#### GIVEN INFORMATION

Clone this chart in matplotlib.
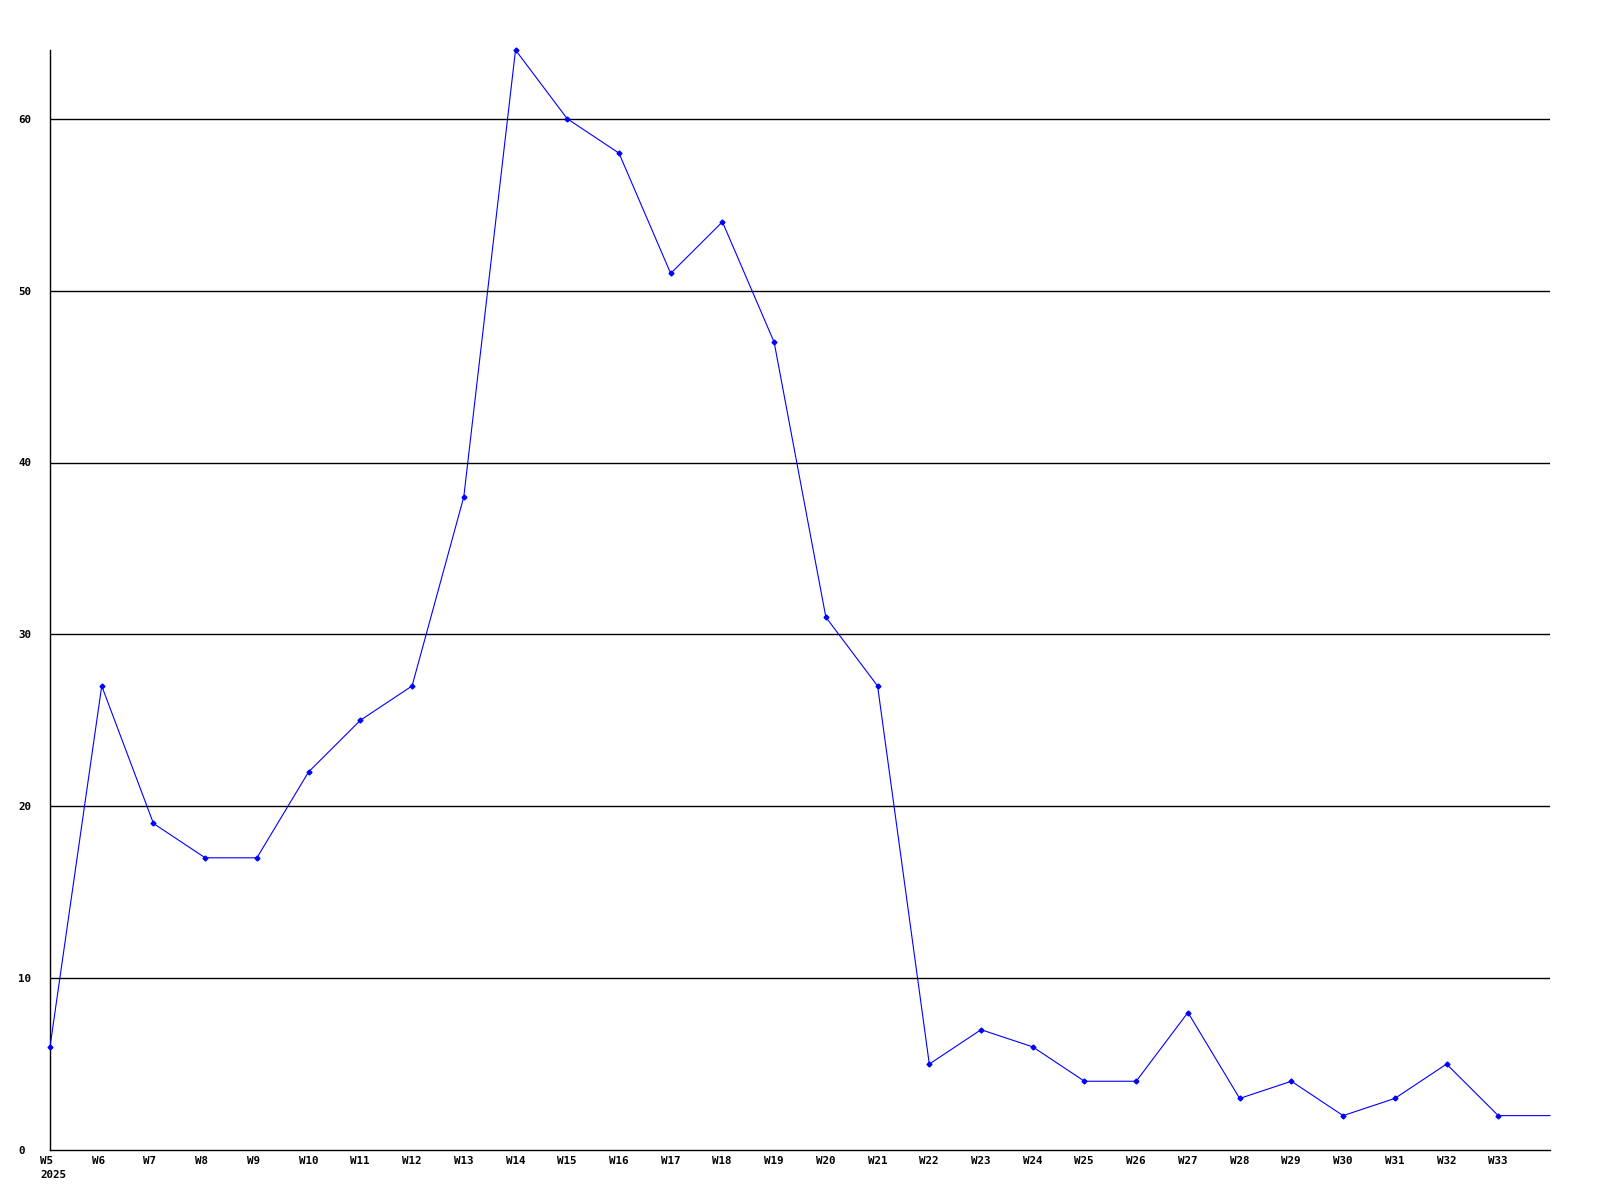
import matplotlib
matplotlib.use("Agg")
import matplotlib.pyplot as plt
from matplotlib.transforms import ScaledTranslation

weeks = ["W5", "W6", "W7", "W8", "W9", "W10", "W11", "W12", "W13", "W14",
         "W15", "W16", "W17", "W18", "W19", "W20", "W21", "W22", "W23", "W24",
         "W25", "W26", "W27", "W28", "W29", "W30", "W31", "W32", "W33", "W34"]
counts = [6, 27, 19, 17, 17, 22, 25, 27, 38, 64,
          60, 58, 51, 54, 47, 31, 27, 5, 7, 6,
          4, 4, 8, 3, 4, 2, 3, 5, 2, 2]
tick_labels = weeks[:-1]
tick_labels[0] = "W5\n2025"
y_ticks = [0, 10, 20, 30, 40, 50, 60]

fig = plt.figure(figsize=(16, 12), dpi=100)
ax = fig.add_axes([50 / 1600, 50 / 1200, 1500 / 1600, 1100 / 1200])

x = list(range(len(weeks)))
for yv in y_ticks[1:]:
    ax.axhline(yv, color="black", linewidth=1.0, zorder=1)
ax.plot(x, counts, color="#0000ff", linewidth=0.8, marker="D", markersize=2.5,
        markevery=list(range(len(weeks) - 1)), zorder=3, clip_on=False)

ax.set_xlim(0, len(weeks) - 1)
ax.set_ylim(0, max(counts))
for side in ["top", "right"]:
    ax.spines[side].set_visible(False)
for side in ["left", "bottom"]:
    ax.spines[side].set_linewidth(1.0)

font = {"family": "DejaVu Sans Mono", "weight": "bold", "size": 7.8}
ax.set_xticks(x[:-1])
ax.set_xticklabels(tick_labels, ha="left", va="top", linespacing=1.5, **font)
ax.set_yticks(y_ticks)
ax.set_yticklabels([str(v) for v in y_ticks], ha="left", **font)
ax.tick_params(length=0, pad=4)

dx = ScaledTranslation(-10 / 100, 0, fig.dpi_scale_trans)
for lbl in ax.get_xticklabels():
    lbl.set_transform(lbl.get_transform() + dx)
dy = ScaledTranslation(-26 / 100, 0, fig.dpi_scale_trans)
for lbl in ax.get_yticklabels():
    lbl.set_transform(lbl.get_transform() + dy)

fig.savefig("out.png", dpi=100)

########

◆ **PROBLEM DETAILS**
Repeat the data in full and exactly. Omit pictures.

◆ **FINISHED TASK**
Clone this chart in matplotlib.
import matplotlib
matplotlib.use("Agg")
import matplotlib.pyplot as plt
from matplotlib.transforms import ScaledTranslation

weeks = ["W5", "W6", "W7", "W8", "W9", "W10", "W11", "W12", "W13", "W14",
         "W15", "W16", "W17", "W18", "W19", "W20", "W21", "W22", "W23", "W24",
         "W25", "W26", "W27", "W28", "W29", "W30", "W31", "W32", "W33", "W34"]
counts = [6, 27, 19, 17, 17, 22, 25, 27, 38, 64,
          60, 58, 51, 54, 47, 31, 27, 5, 7, 6,
          4, 4, 8, 3, 4, 2, 3, 5, 2, 2]
tick_labels = weeks[:-1]
tick_labels[0] = "W5\n2025"
y_ticks = [0, 10, 20, 30, 40, 50, 60]

fig = plt.figure(figsize=(16, 12), dpi=100)
ax = fig.add_axes([50 / 1600, 50 / 1200, 1500 / 1600, 1100 / 1200])

x = list(range(len(weeks)))
for yv in y_ticks[1:]:
    ax.axhline(yv, color="black", linewidth=1.0, zorder=1)
ax.plot(x, counts, color="#0000ff", linewidth=0.8, marker="D", markersize=2.5,
        markevery=list(range(len(weeks) - 1)), zorder=3, clip_on=False)

ax.set_xlim(0, len(weeks) - 1)
ax.set_ylim(0, max(counts))
for side in ["top", "right"]:
    ax.spines[side].set_visible(False)
for side in ["left", "bottom"]:
    ax.spines[side].set_linewidth(1.0)

font = {"family": "DejaVu Sans Mono", "weight": "bold", "size": 7.8}
ax.set_xticks(x[:-1])
ax.set_xticklabels(tick_labels, ha="left", va="top", linespacing=1.5, **font)
ax.set_yticks(y_ticks)
ax.set_yticklabels([str(v) for v in y_ticks], ha="left", **font)
ax.tick_params(length=0, pad=4)

dx = ScaledTranslation(-10 / 100, 0, fig.dpi_scale_trans)
for lbl in ax.get_xticklabels():
    lbl.set_transform(lbl.get_transform() + dx)
dy = ScaledTranslation(-26 / 100, 0, fig.dpi_scale_trans)
for lbl in ax.get_yticklabels():
    lbl.set_transform(lbl.get_transform() + dy)

fig.savefig("out.png", dpi=100)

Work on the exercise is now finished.